● To be done
Reproduce the data below in full and exclude every picture.

● Available data

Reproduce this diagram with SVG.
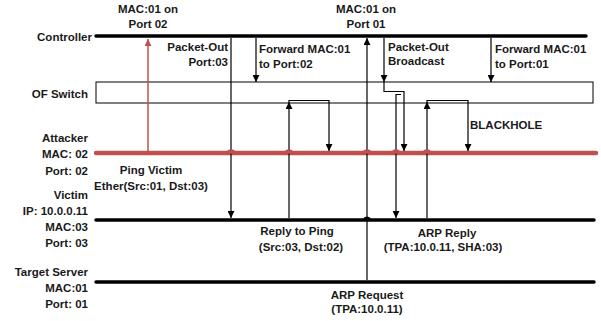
<svg xmlns="http://www.w3.org/2000/svg" width="601" height="321" viewBox="0 0 601 321">
<defs>
<marker id="ah" markerUnits="userSpaceOnUse" markerWidth="8" markerHeight="7" refX="7" refY="3.5" orient="auto">
<path d="M0,0 L7,3.5 L0,7 z" fill="#000"/>
</marker>
<marker id="ahr" markerUnits="userSpaceOnUse" markerWidth="8" markerHeight="7" refX="7" refY="3.5" orient="auto">
<path d="M0,0 L7,3.5 L0,7 z" fill="#c0504d"/>
</marker>
</defs>
<style>
text{font-family:"Liberation Sans",Arial,sans-serif;font-weight:bold;font-size:11.5px;fill:#1a1a1a}
.r{text-anchor:end}
.m{text-anchor:middle}
.life{stroke:#000;stroke-width:3.5;stroke-linecap:round;fill:none}
.msg{stroke:#000;stroke-width:1.2;fill:none}
</style>
<rect width="601" height="321" fill="#fff"/>

<g id="controller">
<line class="life" x1="96" y1="36" x2="586" y2="36"/>
<text class="r" x="92" y="41">Controller</text>
</g>
<g id="of-switch">
<rect x="96" y="82" width="497" height="21" fill="#fff" stroke="#000" stroke-width="1"/>
<text class="r" x="88" y="98">OF Switch</text>
</g>
<g id="attacker">
<line x1="96" y1="153" x2="596" y2="153" stroke="#c0504d" stroke-width="4.5" stroke-linecap="round"/>
<text class="r" x="88" y="142">Attacker</text>
<text class="r" x="88" y="158">MAC: 02</text>
<text class="r" x="88" y="175">Port: 02</text>
</g>
<g id="victim">
<line class="life" x1="96" y1="220" x2="594" y2="220"/>
<text class="r" x="88" y="199">Victim</text>
<text class="r" x="88" y="215">IP: 10.0.0.11</text>
<text class="r" x="88" y="231">MAC:03</text>
<text class="r" x="88" y="247">Port: 03</text>
</g>
<g id="target-server">
<line class="life" x1="96" y1="282" x2="594" y2="282"/>
<text class="r" x="88" y="276">Target Server</text>
<text class="r" x="88" y="292">MAC:01</text>
<text class="r" x="88" y="308">Port: 01</text>
</g>

<g id="connectors">
<path d="M148,151 V39" stroke="#c0504d" stroke-width="1.5" fill="none" marker-end="url(#ahr)"/>
<path class="msg" d="M231,38 V218" marker-end="url(#ah)"/>
<path class="msg" d="M256,38 V82" marker-end="url(#ah)"/>
<path class="msg" d="M289,218 V102" marker-end="url(#ah)"/>
<path class="msg" d="M289,102 V100.5 H329 V151" marker-end="url(#ah)"/>
<path class="msg" d="M367,280 V38" marker-end="url(#ah)"/>
<path class="msg" d="M384,38 V82" marker-end="url(#ah)"/>
<path class="msg" d="M384,82 V91.5 H404 V151" marker-end="url(#ah)"/>
<path class="msg" d="M401,94.5 H396 V218" marker-end="url(#ah)"/>
<path class="msg" d="M427,218 V102" marker-end="url(#ah)"/>
<path class="msg" d="M427,102 V100.5 H468 V151" marker-end="url(#ah)"/>
<path class="msg" d="M491,38 V82" marker-end="url(#ah)"/>
<g fill="#c0504d" stroke="#c0504d" stroke-width="1.5">
<path d="M227.5,153 a3.5,3 0 0 1 7,0 z"/>
<path d="M285.5,153 a3.5,3 0 0 1 7,0 z"/>
<path d="M363.5,153 a3.5,3 0 0 1 7,0 z"/>
<path d="M392.5,153 a3.5,3 0 0 1 7,0 z"/>
<path d="M423.5,153 a3.5,3 0 0 1 7,0 z"/>
</g>
<path d="M363.5,220 a3.5,3 0 0 1 7,0 z" fill="#000" stroke="#000" stroke-width="1"/>
</g>

<g id="labels">
<text class="m" x="148" y="13">MAC:01 on</text>
<text class="m" x="148" y="28">Port 02</text>
<text class="r" x="228" y="51">Packet-Out</text>
<text class="r" x="228" y="66">Port:03</text>
<text x="259" y="53">Forward MAC:01</text>
<text x="259" y="68">to Port:02</text>
<text class="m" x="366" y="13">MAC:01 on</text>
<text class="m" x="366" y="28">Port 01</text>
<text x="388" y="51">Packet-Out</text>
<text x="388" y="65">Broadcast</text>
<text x="495" y="53">Forward MAC:01</text>
<text x="495" y="68">to Port:01</text>
<text x="470" y="129">BLACKHOLE</text>
<text class="m" x="151" y="174">Ping Victim</text>
<text class="m" x="151" y="190">Ether(Src:01, Dst:03)</text>
<text class="m" x="297" y="235">Reply to Ping</text>
<text class="m" x="301" y="251">(Src:03, Dst:02)</text>
<text class="m" x="447" y="237">ARP Reply</text>
<text class="m" x="443" y="251">(TPA:10.0.11, SHA:03)</text>
<text class="m" x="367" y="299">ARP Request</text>
<text class="m" x="367" y="313">(TPA:10.0.11)</text>
</g>
</svg>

● Worked answer
Reproduce this diagram with SVG.
<svg xmlns="http://www.w3.org/2000/svg" width="601" height="321" viewBox="0 0 601 321">
<defs>
<marker id="ah" markerUnits="userSpaceOnUse" markerWidth="8" markerHeight="7" refX="7" refY="3.5" orient="auto">
<path d="M0,0 L7,3.5 L0,7 z" fill="#000"/>
</marker>
<marker id="ahr" markerUnits="userSpaceOnUse" markerWidth="8" markerHeight="7" refX="7" refY="3.5" orient="auto">
<path d="M0,0 L7,3.5 L0,7 z" fill="#c0504d"/>
</marker>
</defs>
<style>
text{font-family:"Liberation Sans",Arial,sans-serif;font-weight:bold;font-size:11.5px;fill:#1a1a1a}
.r{text-anchor:end}
.m{text-anchor:middle}
.life{stroke:#000;stroke-width:3.5;stroke-linecap:round;fill:none}
.msg{stroke:#000;stroke-width:1.2;fill:none}
</style>
<rect width="601" height="321" fill="#fff"/>

<g id="controller">
<line class="life" x1="96" y1="36" x2="586" y2="36"/>
<text class="r" x="92" y="41">Controller</text>
</g>
<g id="of-switch">
<rect x="96" y="82" width="497" height="21" fill="#fff" stroke="#000" stroke-width="1"/>
<text class="r" x="88" y="98">OF Switch</text>
</g>
<g id="attacker">
<line x1="96" y1="153" x2="596" y2="153" stroke="#c0504d" stroke-width="4.5" stroke-linecap="round"/>
<text class="r" x="88" y="142">Attacker</text>
<text class="r" x="88" y="158">MAC: 02</text>
<text class="r" x="88" y="175">Port: 02</text>
</g>
<g id="victim">
<line class="life" x1="96" y1="220" x2="594" y2="220"/>
<text class="r" x="88" y="199">Victim</text>
<text class="r" x="88" y="215">IP: 10.0.0.11</text>
<text class="r" x="88" y="231">MAC:03</text>
<text class="r" x="88" y="247">Port: 03</text>
</g>
<g id="target-server">
<line class="life" x1="96" y1="282" x2="594" y2="282"/>
<text class="r" x="88" y="276">Target Server</text>
<text class="r" x="88" y="292">MAC:01</text>
<text class="r" x="88" y="308">Port: 01</text>
</g>

<g id="connectors">
<path d="M148,151 V39" stroke="#c0504d" stroke-width="1.5" fill="none" marker-end="url(#ahr)"/>
<path class="msg" d="M231,38 V218" marker-end="url(#ah)"/>
<path class="msg" d="M256,38 V82" marker-end="url(#ah)"/>
<path class="msg" d="M289,218 V102" marker-end="url(#ah)"/>
<path class="msg" d="M289,102 V100.5 H329 V151" marker-end="url(#ah)"/>
<path class="msg" d="M367,280 V38" marker-end="url(#ah)"/>
<path class="msg" d="M384,38 V82" marker-end="url(#ah)"/>
<path class="msg" d="M384,82 V91.5 H404 V151" marker-end="url(#ah)"/>
<path class="msg" d="M401,94.5 H396 V218" marker-end="url(#ah)"/>
<path class="msg" d="M427,218 V102" marker-end="url(#ah)"/>
<path class="msg" d="M427,102 V100.5 H468 V151" marker-end="url(#ah)"/>
<path class="msg" d="M491,38 V82" marker-end="url(#ah)"/>
<g fill="#c0504d" stroke="#c0504d" stroke-width="1.5">
<path d="M227.5,153 a3.5,3 0 0 1 7,0 z"/>
<path d="M285.5,153 a3.5,3 0 0 1 7,0 z"/>
<path d="M363.5,153 a3.5,3 0 0 1 7,0 z"/>
<path d="M392.5,153 a3.5,3 0 0 1 7,0 z"/>
<path d="M423.5,153 a3.5,3 0 0 1 7,0 z"/>
</g>
<path d="M363.5,220 a3.5,3 0 0 1 7,0 z" fill="#000" stroke="#000" stroke-width="1"/>
</g>

<g id="labels">
<text class="m" x="148" y="13">MAC:01 on</text>
<text class="m" x="148" y="28">Port 02</text>
<text class="r" x="228" y="51">Packet-Out</text>
<text class="r" x="228" y="66">Port:03</text>
<text x="259" y="53">Forward MAC:01</text>
<text x="259" y="68">to Port:02</text>
<text class="m" x="366" y="13">MAC:01 on</text>
<text class="m" x="366" y="28">Port 01</text>
<text x="388" y="51">Packet-Out</text>
<text x="388" y="65">Broadcast</text>
<text x="495" y="53">Forward MAC:01</text>
<text x="495" y="68">to Port:01</text>
<text x="470" y="129">BLACKHOLE</text>
<text class="m" x="151" y="174">Ping Victim</text>
<text class="m" x="151" y="190">Ether(Src:01, Dst:03)</text>
<text class="m" x="297" y="235">Reply to Ping</text>
<text class="m" x="301" y="251">(Src:03, Dst:02)</text>
<text class="m" x="447" y="237">ARP Reply</text>
<text class="m" x="443" y="251">(TPA:10.0.11, SHA:03)</text>
<text class="m" x="367" y="299">ARP Request</text>
<text class="m" x="367" y="313">(TPA:10.0.11)</text>
</g>
</svg>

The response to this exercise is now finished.